冷奕辰傷了他,害他躺在病床上,多數時候,他不能下床活動,也只能,在病床上度過時間。
傷口慢慢癒合,他還要留院觀察,一直待在同樣的地方,每天要面對一樣的景物,單調枯燥,卻也一成不變的生活。
他一過,就是十餘天。
在他一邊掰著手指數日子,一邊忍受治療的乏味時,對冷奕辰的怨念,不知不覺間日益增多。
再者,他是沈家少爺,沒人會不留餘地的給他使壞,讓他不但落了面子,還生生下不了台。
若是可以借顧家之手,能為他所吃過的苦頭,所經受的煎熬出面,討要一個好的結果。
更是要讓他不斷積鬱在胸口處的惱恨,一一消散,使他扳回一城,也是極好。
「伯父,小柔所說,皆是在情理之中。

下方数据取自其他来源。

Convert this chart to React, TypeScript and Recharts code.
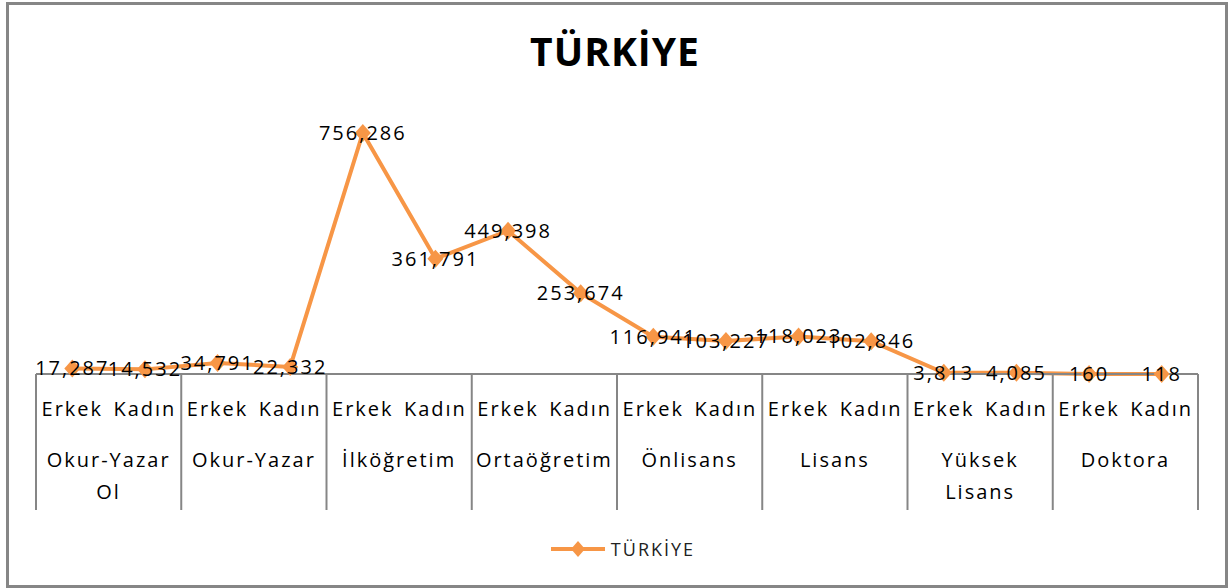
import { LineChart, Line, XAxis, YAxis, Legend, LabelList } from 'recharts';

const groups = ['Okur-Yazar Ol', 'Okur-Yazar', 'İlköğretim', 'Ortaöğretim', 'Önlisans', 'Lisans', 'Yüksek Lisans', 'Doktora'];
const genders = ['Erkek', 'Kadın'];
const values = [
  17287, 14532, 34791, 22332, 756286, 361791, 449398, 253674,
  116941, 103227, 118023, 102846, 3813, 4085, 160, 118,
];
const seriesName = 'TÜRKİYE';

const data = values.map((v, i) => ({
  idx: i,
  cins: genders[i % 2],
  grup: groups[Math.floor(i / 2)],
  [seriesName]: v,
}));

const W = 1228;
const H = 588;
const M = { top: 119, right: 30, bottom: 0, left: 36 };
const BAND = (W - M.left - M.right) / data.length;
const ORANGE = '#F79646';
const GRID = '#868686';
const FONT = '"Open Sans", sans-serif';

function splitLabel(s: string) {
  const k = s.lastIndexOf(' ');
  return k > 0 ? [s.slice(0, k), s.slice(k + 1)] : [s];
}

function CatTick(props: any) {
  const { x, y, payload } = props;
  const i = payload.value as number;
  const row = data[i];
  const txt = { fontFamily: FONT, fontSize: 20, letterSpacing: 2, fill: '#000', textAnchor: 'middle' as const };
  return (
    <g>
      <text x={x} y={y + 42} {...txt}>{row.cins}</text>
      {i % 2 === 0 && (
        <>
          <line x1={x - BAND / 2} x2={x - BAND / 2} y1={y} y2={y + 136} stroke={GRID} strokeWidth={2} />
          {splitLabel(row.grup).map((ln, j) => (
            <text key={j} x={x + BAND / 2} y={y + 93 + j * 32} {...txt}>{ln}</text>
          ))}
        </>
      )}
      {i === data.length - 1 && (
        <line x1={x + BAND / 2} x2={x + BAND / 2} y1={y} y2={y + 136} stroke={GRID} strokeWidth={2} />
      )}
    </g>
  );
}

function Diamond(p: any) {
  const { cx, cy } = p;
  return (
    <polygon
      key={p.index}
      points={`${cx},${cy - 9} ${cx + 8},${cy} ${cx},${cy + 9} ${cx - 8},${cy}`}
      fill={ORANGE}
    />
  );
}

function ValueLabel(p: any) {
  const { x, y, value } = p;
  return (
    <text x={x} y={y + 7} textAnchor="middle" fontFamily={FONT} fontSize={20} letterSpacing={2} fill="#000">
      {Number(value).toLocaleString('en-US')}
    </text>
  );
}

function LegendBox() {
  return (
    <div style={{ height: 78, display: 'flex', justifyContent: 'center', alignItems: 'center', paddingLeft: 10 }}>
      <svg width={58} height={20}>
        <line x1={2} x2={56} y1={10} y2={10} stroke={ORANGE} strokeWidth={4} />
        <polygon points="29,2 36,10 29,18 22,10" fill={ORANGE} />
      </svg>
      <span style={{ fontFamily: FONT, fontSize: 18, letterSpacing: 2, color: '#222', marginLeft: 4 }}>{seriesName}</span>
    </div>
  );
}

export default function App() {
  return (
    <div style={{ position: 'absolute', left: 0, top: 0, width: W, height: H, background: '#fff' }}>
      <div
        style={{
          position: 'absolute', left: 6, top: 2, width: W - 6, height: H - 2,
          border: `3px solid ${GRID}`, boxSizing: 'border-box',
        }}
      />
      <div
        style={{
          position: 'absolute', left: 0, top: 24, width: 1230, textAlign: 'center',
          fontFamily: FONT, fontWeight: 700, fontSize: 39, letterSpacing: 1, color: '#000',
        }}
      >
        {seriesName}
      </div>
      <div style={{ position: 'absolute', left: 0, top: 0 }}>
        <LineChart width={W} height={H} data={data} margin={M}>
          <XAxis
            dataKey="idx"
            scale="band"
            interval={0}
            height={136}
            tickLine={false}
            tickSize={0}
            tickMargin={0}
            axisLine={{ stroke: GRID, strokeWidth: 2 }}
            tick={<CatTick />}
          />
          <YAxis hide domain={[0, 800000]} />
          <Legend verticalAlign="bottom" content={<LegendBox />} />
          <Line
            type="linear"
            dataKey={seriesName}
            stroke={ORANGE}
            strokeWidth={4}
            dot={Diamond}
            activeDot={false}
            isAnimationActive={false}
          >
            <LabelList dataKey={seriesName} content={<ValueLabel />} />
          </Line>
        </LineChart>
      </div>
    </div>
  );
}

要我看,伯父,你不需要急著否決,不妨多多考慮,再做決斷。」
沈文浩往前幾步,來到了顧雨柔身後,站在她一側,向顧展白開口道。
儘管,顧展白的口吻模稜兩可,讓他雲裡霧裡,但是依照一般而言,顧展白很疼愛顧雨柔,對她的一應要求,從來都是不會反對。
沒有理由,這一次,會成為例外。
不曾想,他卻湧出一種想法,或者,稱之為直覺會較為準確,他朦朧的感覺出,顧展白的話不像是針對於冷奕辰一行人,反倒像是對在場的保安所說。
能這麼想,連他自身都認為很是莫名其妙,他仍是想不通個中關鍵,說不出任何能讓他信服的緣由。
「人啊,不要不識抬舉,也不要沒了自知之明,不然到頭來,只能自食苦果。」
顧雨柔開口,自滿的笑意,漸趨染上了她的眉梢。
在她看來,已是鐵板釘釘的事,不可能出現了轉變。沈文浩認同了她,顧展白不會與她唱反調。
此般,冷奕辰幾人,也只有屈從於她,乖乖接受她的欺辱,卻沒有一點反抗之力。
可她萬萬沒有料及,顧展白隨後說出口的話,讓她如同雷轟電掣一般,感覺被他當頭一棒,整個人都怔愣住了。
「胡鬧!」
顧展白口氣充滿了怒意,慈祥的眼神已是不再,換上了責備的眸光,看向他們,強調著道,「我不在,你們實在是太胡鬧了!」
顧雨柔媚色點染的雙眸,在聽清了他的話後,陡然間睜大,臉色轉成了鐵青,她像是不敢相信,望向了顧展白,「爸,你在說我胡鬧?」
沒有別人,他看往她的方向,還有對著沈文浩,他說了出口,還是不好聽,呵斥的話語。
他是在為不相干,沒見過幾面的外人,便要對相伴在他身邊,他疼愛了數年,仍不忍說一句重話的女兒,加以一通不客氣的指責嗎?
「伯父,小柔沒有做錯,你卻要對她大聲吼叫,確實是不占理。」
沈文浩朝前站了一步,不贊同他的做法,便開口道。